Infant mice 8 days of age were infected orally with virulent, motile, classical or El Tor strains of Vibrio cholerae and with nonmotile mutants of low virulence derived from the same strains. At intervals of 8 and 12 h postinfection, frozen thin sections of the ileum were prepared, stained with fluorescein isothiocyanate-labeled rabbit anti-vibrio antibody, and examined with the fluorescence microscope. The motile organisms were present in larger numbers, especially at 12 h, and had penetrated the intervillous spaces and crypts of Lieberkuhn more completely than nonmotile vibrios.

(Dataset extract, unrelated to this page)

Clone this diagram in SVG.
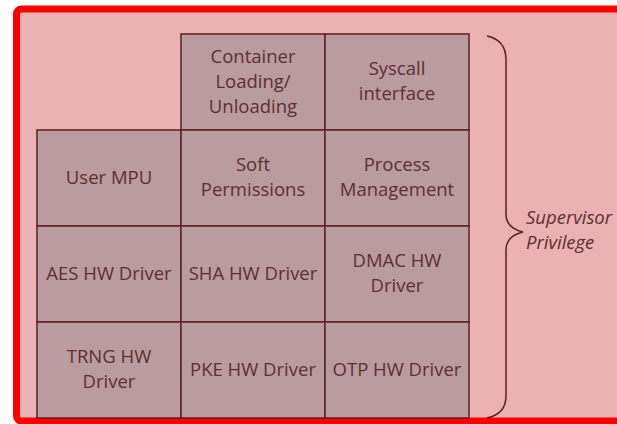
<svg xmlns="http://www.w3.org/2000/svg" width="617" height="424" viewBox="0 0 617 424">
  <style>
    .cell { fill: #B99BA0; stroke: #5E1F22; stroke-width: 1.5; }
    .label { font-family: "Open Sans", "Liberation Sans", sans-serif; font-size: 18.5px; fill: #5E2F30; text-anchor: middle; }
    .note { font-family: "Open Sans", "Liberation Sans", sans-serif; font-size: 18.5px; font-style: italic; fill: #5E2F30; }
  </style>
  <rect width="617" height="424" fill="#ffffff"/>
  <!-- privilege domain frame -->
  <rect x="16.5" y="9" width="640" height="412" rx="5" fill="#EAB2B2" stroke="#FF0000" stroke-width="7"/>

  <g id="container-loading">
    <rect class="cell" x="181" y="34" width="144" height="96"/>
    <text class="label" x="253" y="63">Container</text>
    <text class="label" x="253" y="88">Loading/</text>
    <text class="label" x="253" y="113">Unloading</text>
  </g>
  <g id="syscall-interface">
    <rect class="cell" x="325" y="34" width="144" height="96"/>
    <text class="label" x="397" y="75">Syscall</text>
    <text class="label" x="397" y="100">interface</text>
  </g>
  <g id="user-mpu">
    <rect class="cell" x="37" y="130" width="144" height="96"/>
    <text class="label" x="109" y="184">User MPU</text>
  </g>
  <g id="soft-permissions">
    <rect class="cell" x="181" y="130" width="144" height="96"/>
    <text class="label" x="253" y="171">Soft</text>
    <text class="label" x="253" y="196">Permissions</text>
  </g>
  <g id="process-management">
    <rect class="cell" x="325" y="130" width="144" height="96"/>
    <text class="label" x="397" y="171">Process</text>
    <text class="label" x="397" y="196">Management</text>
  </g>
  <g id="aes-driver">
    <rect class="cell" x="37" y="226" width="144" height="96"/>
    <text class="label" x="109" y="280">AES HW Driver</text>
  </g>
  <g id="sha-driver">
    <rect class="cell" x="181" y="226" width="144" height="96"/>
    <text class="label" x="253" y="280">SHA HW Driver</text>
  </g>
  <g id="dmac-driver">
    <rect class="cell" x="325" y="226" width="144" height="96"/>
    <text class="label" x="397" y="267">DMAC HW</text>
    <text class="label" x="397" y="292">Driver</text>
  </g>
  <g id="trng-driver">
    <rect class="cell" x="37" y="322" width="144" height="96"/>
    <text class="label" x="109" y="363">TRNG HW</text>
    <text class="label" x="109" y="388">Driver</text>
  </g>
  <g id="pke-driver">
    <rect class="cell" x="181" y="322" width="144" height="96"/>
    <text class="label" x="253" y="376">PKE HW Driver</text>
  </g>
  <g id="otp-driver">
    <rect class="cell" x="325" y="322" width="144" height="96"/>
    <text class="label" x="397" y="376">OTP HW Driver</text>
  </g>

  <g id="supervisor-brace">
    <path d="M487,36 Q506,40 506,60 L506,214 Q506,228 523,232 Q506,236 506,250 L506,396 Q506,414 487,418" fill="none" stroke="#5E1F22" stroke-width="1.5"/>
    <text class="note" x="526" y="224">Supervisor</text>
    <text class="note" x="526" y="249">Privilege</text>
  </g>
</svg>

Dilution counts were made on various regions of the intestines of infant mice challenged orally 12 h previously with either motile or nonmotile strains of V. cholerae. Greater numbers of organisms were found, especially in the upper intestinal regions, when motile organisms were used. Low numbers of vibrios, limited mostly to the lumen, were seen in the ileum of infant mice infected with motile organisms when the infants were the offspring of mothers that had been immunized with crude flagellar vaccine or a vesicular preparation derived from the vibrio cell surface. The distribution of vibrios in this case was similar to that found in infected infants of unvaccinated mothers challenged with nonmotile organisms. Motility appears to enable the bacteria to better populate the upper regions of the intestinal tract and to avoid the washing effects of secretions and peristalsis. Antibacterial immunity may function, at least in part, by making it impossible for motile vibrios to accomplish this widespread distribution within the ileum.